# Work to complete
Look for the word "would" in each line and report the count of matching lines, with nothing added.

══ Records supplied ══

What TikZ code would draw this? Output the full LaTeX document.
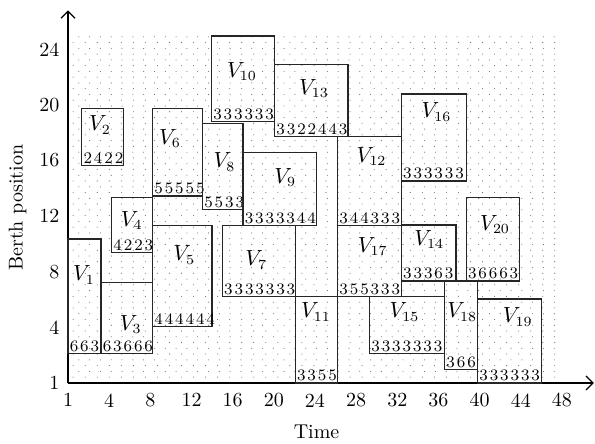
\documentclass[tikz,border=0pt]{standalone}
\usepackage{fontspec}
\newfontfamily\seqfont[LetterSpace=12]{Latin Modern Roman}
\usepackage{tikz}
\usetikzlibrary{arrows.meta}

\begin{document}
\begin{tikzpicture}[x=5.145pt, y=6.95pt,
  ves/.style={draw=black!85, line width=0.6pt},
  vl/.style={font=\fontsize{10.5}{12}\selectfont, inner sep=0pt},
  seq/.style={font=\seqfont\fontsize{8}{9}\selectfont, anchor=south west, inner sep=0.7pt},
  tick/.style={font=\fontsize{10}{11}\selectfont, inner sep=1pt},
  ax/.style={line width=0.6pt, -{Straight Barb[length=3.5pt,width=7pt]}}]
\useasboundingbox (-6.61,-4.39) rectangle (51.21,27.55);
% dotted background
\foreach \a in {0,1.05,...,48.1}
  \foreach \b in {0,0.83,...,25.1}
    \fill[black!55] (\a,\b) circle (0.28pt);
\foreach \a in {0.5,1.67,...,48.1}
  \foreach \b in {0.42,1.25,...,25.1}
    \fill[black!55] (\a,\b) circle (0.28pt);
% axes
\coordinate (O) at (0,0);
\coordinate (xend) at (51.1,0);
\coordinate (yend) at (0,26.8);
\draw[ax] (O) -- (xend);
\draw[ax] (O) -- (yend);
\node[tick] (xt1) at (0,-1.25) {1};
\foreach \t in {4,8,...,48}
  \node[tick] (xt\t) at (\t,-1.25) {\t};
\node[tick, anchor=east] (yt1) at (-0.6,0) {1};
\foreach \t in {4,8,...,24}
  \node[tick, anchor=east] (yt\t) at (-0.6,\t) {\t};
\node[tick] (xlab) at (24.15,-3.5) {Time};
\node[tick, rotate=90] (ylab) at (-4.9,12.6) {Berth position};
% vessels
\draw[ves] (0,2.1) rectangle (3.2,10.35);
\node[vl] (V1) at (1.55,7.77) {$V_{1}$};
\node[seq] (s1) at (0,2.1) {663};
\draw[ves] (1.33,15.63) rectangle (5.37,19.76);
\node[vl] (V2) at (3.1,18.56) {$V_{2}$};
\node[seq] (s2) at (1.33,15.63) {2422};
\draw[ves] (3.2,2.1) rectangle (8.22,7.25);
\node[vl] (V3) at (6.1,4.2) {$V_{3}$};
\node[seq] (s3) at (3.2,2.1) {63666};
\draw[ves] (4.24,9.4) rectangle (8.22,13.36);
\node[vl] (V4) at (6.2,11.7) {$V_{4}$};
\node[seq] (s4) at (4.24,9.4) {4223};
\draw[ves] (8.22,4.05) rectangle (14.0,11.3);
\node[vl] (V5) at (11.3,9.2) {$V_{5}$};
\node[seq] (s5) at (8.22,4.05) {444444};
\draw[ves] (8.22,13.45) rectangle (13.07,19.76);
\node[vl] (V6) at (9.9,17.6) {$V_{6}$};
\node[seq] (s6) at (8.22,13.45) {55555};
\draw[ves] (15.0,6.2) rectangle (22.08,11.3);
\node[vl] (V7) at (18.3,8.85) {$V_{7}$};
\node[seq] (s7) at (15.0,6.2) {3333333};
\draw[ves] (13.07,12.45) rectangle (17.0,18.68);
\node[vl] (V8) at (15.2,15.9) {$V_{8}$};
\node[seq] (s8) at (13.07,12.45) {5533};
\draw[ves] (17.0,11.3) rectangle (24.18,16.57);
\node[vl] (V9) at (21.1,14.8) {$V_{9}$};
\node[seq] (s9) at (17.0,11.3) {3333344};
\draw[ves] (13.94,18.8) rectangle (20.08,24.96);
\node[vl] (V10) at (16.9,22.4) {$V_{10}$};
\node[seq] (s10) at (13.94,18.8) {333333};
\draw[ves] (22.08,0) rectangle (26.2,6.2);
\node[vl] (V11) at (24.1,5.1) {$V_{11}$};
\node[seq] (s11) at (22.08,0) {3355};
\draw[ves] (26.2,11.3) rectangle (32.4,17.72);
\node[vl] (V12) at (29.5,16.3) {$V_{12}$};
\node[seq] (s12) at (26.2,11.3) {344333};
\draw[ves] (20.08,17.72) rectangle (27.2,22.93);
\node[vl] (V13) at (23.9,21.2) {$V_{13}$};
\node[seq] (s13) at (20.08,17.72) {3322443};
\draw[ves] (32.4,7.34) rectangle (37.7,11.37);
\node[vl] (V14) at (35.1,10.3) {$V_{14}$};
\node[seq] (s14) at (32.4,7.34) {33363};
\draw[ves] (29.3,2.1) rectangle (36.6,6.2);
\node[vl] (V15) at (32.7,5.1) {$V_{15}$};
\node[seq] (s15) at (29.3,2.1) {3333333};
\draw[ves] (32.4,14.53) rectangle (38.7,20.79);
\node[vl] (V16) at (35.8,19.5) {$V_{16}$};
\node[seq] (s16) at (32.4,14.53) {333333};
\draw[ves] (26.2,6.2) rectangle (32.4,11.3);
\node[vl] (V17) at (29.6,9.8) {$V_{17}$};
\node[seq] (s17) at (26.2,6.2) {355333};
\draw[ves] (36.6,0.94) rectangle (39.8,7.34);
\node[vl] (V18) at (38.3,5.1) {$V_{18}$};
\node[seq] (s18) at (36.6,0.94) {366};
\draw[ves] (39.8,0) rectangle (46.0,6.04);
\node[vl] (V19) at (43.7,4.75) {$V_{19}$};
\node[seq] (s19) at (39.8,0) {333333};
\draw[ves] (38.7,7.34) rectangle (43.9,13.33);
\node[vl] (V20) at (41.5,11.4) {$V_{20}$};
\node[seq] (s20) at (38.7,7.34) {36663};
\end{tikzpicture}
\end{document}
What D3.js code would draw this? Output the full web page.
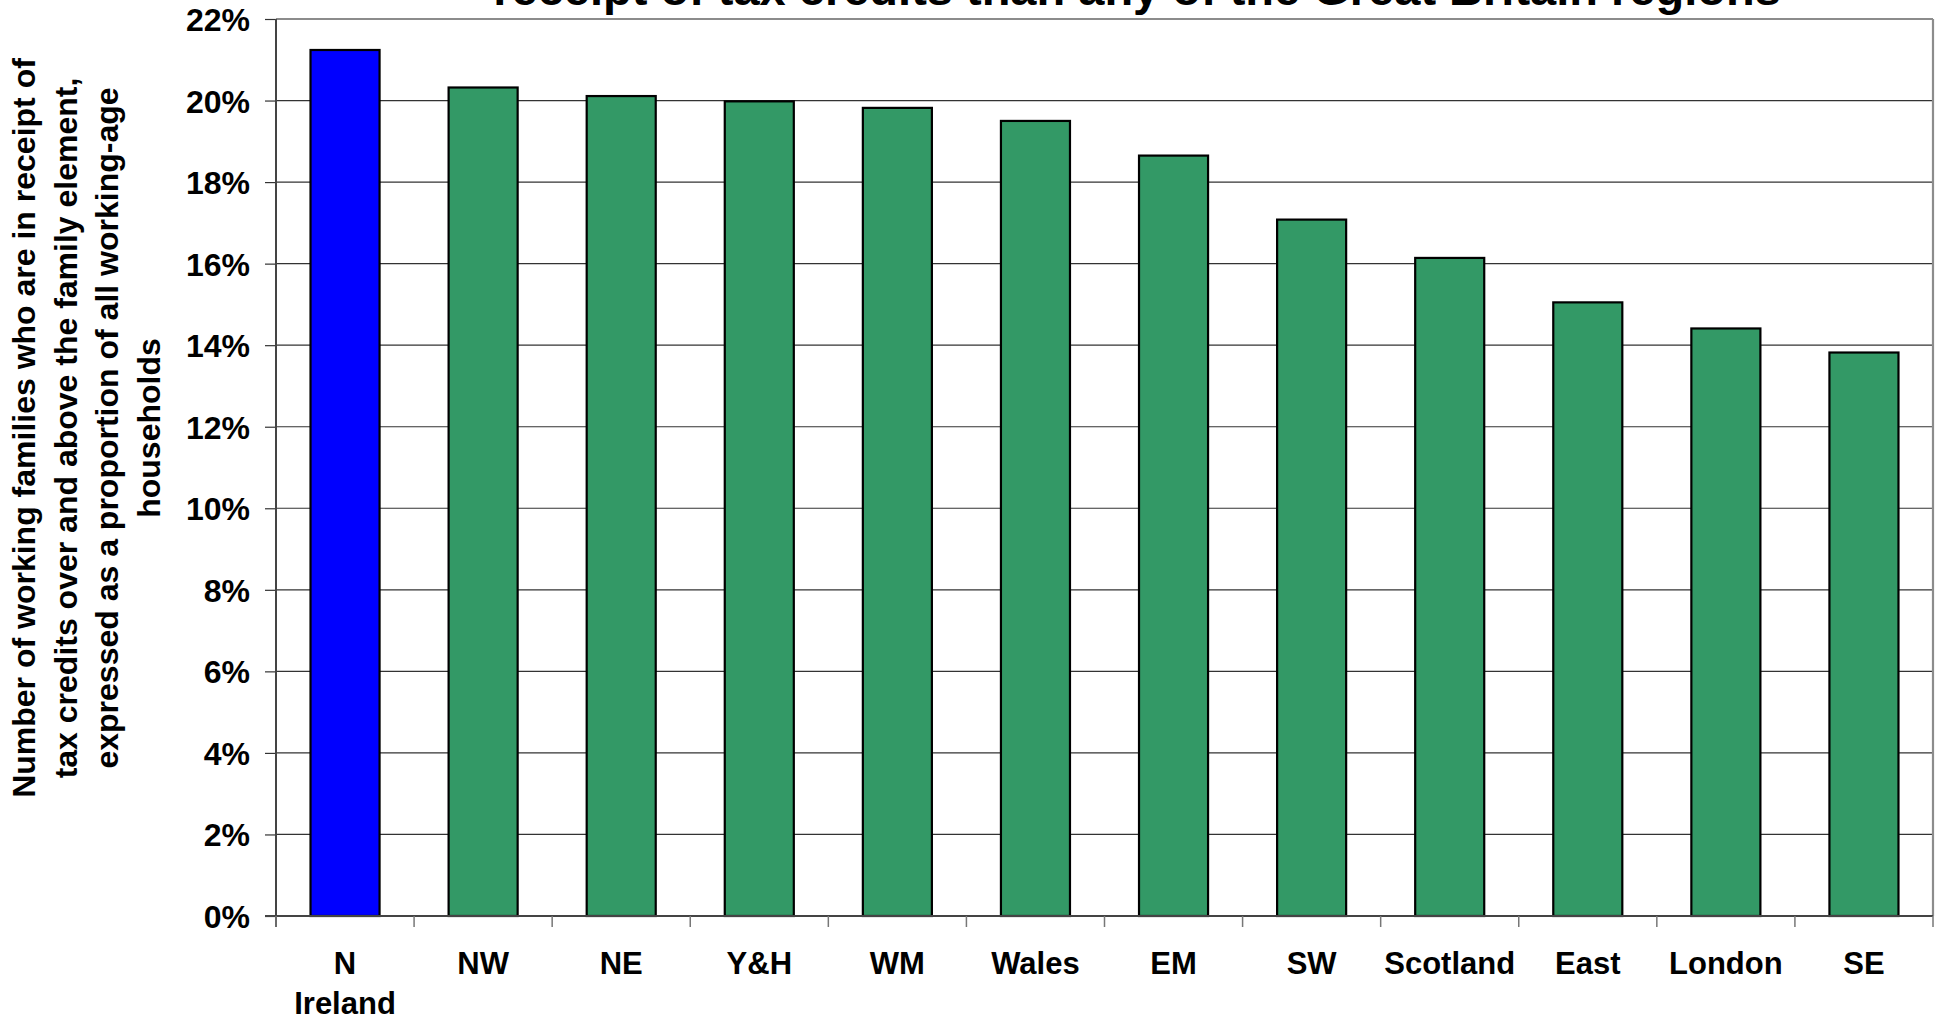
<!DOCTYPE html>
<html>
<head>
<meta charset="utf-8">
<script src="https://cdn.jsdelivr.net/npm/d3@7"></script>
<style>
  html, body { margin: 0; padding: 0; background: #fff; }
  svg { display: block; }
  text { font-family: "Liberation Sans", Arial, sans-serif; font-weight: bold; fill: #000; }
</style>
</head>
<body>
<svg id="chart" width="1935" height="1019"></svg>
<script>
const categories = ["N Ireland", "NW", "NE", "Y&H", "WM", "Wales", "EM", "SW", "Scotland", "East", "London", "SE"];
const values = [0.2124, 0.2032, 0.2011, 0.1998, 0.1982, 0.1950, 0.1865, 0.1708, 0.1614, 0.1505, 0.1441, 0.1382];
const barColors = ["#0000FF", "#339966", "#339966", "#339966", "#339966", "#339966", "#339966", "#339966", "#339966", "#339966", "#339966", "#339966"];
const yTicks = [0, 0.02, 0.04, 0.06, 0.08, 0.10, 0.12, 0.14, 0.16, 0.18, 0.20, 0.22];
const titleText = "receipt of tax credits than any of the Great Britain regions";
const yTitleLines = [
  "Number of working families who are in receipt of",
  "tax credits over and above the family element,",
  "expressed as a proportion of all working-age",
  "households"
];

const svg = d3.select("#chart");
const plotLeft = 276, plotRight = 1933, plotTop = 19, plotBottom = 916;

const x = d3.scaleBand().domain(categories).range([plotLeft, plotRight]).paddingInner(0.5).paddingOuter(0.25);
const y = d3.scaleLinear().domain([0, 0.22]).range([plotBottom, plotTop]);

// gridlines
svg.append("g").selectAll("line")
  .data(yTicks.filter(d => d > 0 && d < 0.22))
  .join("line")
  .attr("x1", plotLeft).attr("x2", plotRight)
  .attr("y1", d => y(d)).attr("y2", d => y(d))
  .attr("stroke", "#333").attr("stroke-width", 1.2);

// plot-area border (top & right)
svg.append("line").attr("x1", plotLeft).attr("x2", plotRight).attr("y1", y(0.22)).attr("y2", y(0.22))
  .attr("stroke", "#8c8c8c").attr("stroke-width", 2.2);
svg.append("line").attr("x1", plotRight).attr("x2", plotRight).attr("y1", y(0.22)).attr("y2", y(0))
  .attr("stroke", "#8c8c8c").attr("stroke-width", 2.2);

// bars
svg.append("g").selectAll("rect")
  .data(categories)
  .join("rect")
  .attr("x", d => x(d))
  .attr("width", x.bandwidth())
  .attr("y", (d, i) => y(values[i]))
  .attr("height", (d, i) => y(0) - y(values[i]))
  .attr("fill", (d, i) => barColors[i])
  .attr("stroke", "#000").attr("stroke-width", 2.2);

// y axis
const yAxis = svg.append("g").attr("transform", `translate(${plotLeft},0)`)
  .call(d3.axisLeft(y).tickValues(yTicks).tickFormat(d3.format(".0%")).tickSize(11).tickPadding(15));
yAxis.select(".domain").remove();
yAxis.selectAll(".tick line").attr("stroke", "#333").attr("stroke-width", 1.2);
yAxis.selectAll(".tick text").style("font-size", "32px").style("font-family", "'Liberation Sans', Arial, sans-serif")
  .style("font-weight", "bold").attr("fill", "#000").attr("dy", "0.36em");
svg.append("line").attr("x1", plotLeft).attr("x2", plotLeft).attr("y1", y(0.22)).attr("y2", y(0) + 11)
  .attr("stroke", "#444").attr("stroke-width", 2);

// x axis
svg.append("line").attr("x1", plotLeft - 11).attr("x2", plotRight).attr("y1", y(0)).attr("y2", y(0))
  .attr("stroke", "#444").attr("stroke-width", 2);
const step = x.step();
svg.append("g").selectAll("line")
  .data(categories.concat([null]))
  .join("line")
  .attr("x1", d => d ? x(d) - step * x.paddingOuter() : plotRight)
  .attr("x2", d => d ? x(d) - step * x.paddingOuter() : plotRight)
  .attr("y1", y(0)).attr("y2", y(0) + 11)
  .attr("stroke", "#777").attr("stroke-width", 1.5);

const labels = svg.append("g").selectAll("text")
  .data(categories)
  .join("text")
  .attr("x", d => x(d) + x.bandwidth() / 2)
  .attr("y", 974)
  .attr("text-anchor", "middle")
  .style("font-size", "31px")
  .text(d => d);
labels.each(function(d) {
  const t = d3.select(this);
  if (d.includes(" ") && this.getComputedTextLength() > step * 0.85) {
    const words = d.split(" ");
    t.text(null);
    words.forEach((w, i) => {
      t.append("tspan").attr("x", x(d) + x.bandwidth() / 2).attr("dy", i === 0 ? 0 : 40).text(w);
    });
  }
});

// y axis title
const yt = svg.append("text")
  .attr("transform", "translate(35,428) rotate(-90)")
  .attr("text-anchor", "middle")
  .style("font-size", "32px");
yTitleLines.forEach((l, i) => {
  yt.append("tspan").attr("x", 0).attr("y", i * 41.5).text(l);
});

// chart title (only its lower line is visible)
svg.append("text")
  .attr("x", 1137).attr("y", 5)
  .attr("text-anchor", "middle")
  .style("font-size", "47px")
  .text(titleText);
</script>
</body>
</html>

═══

# Task output
2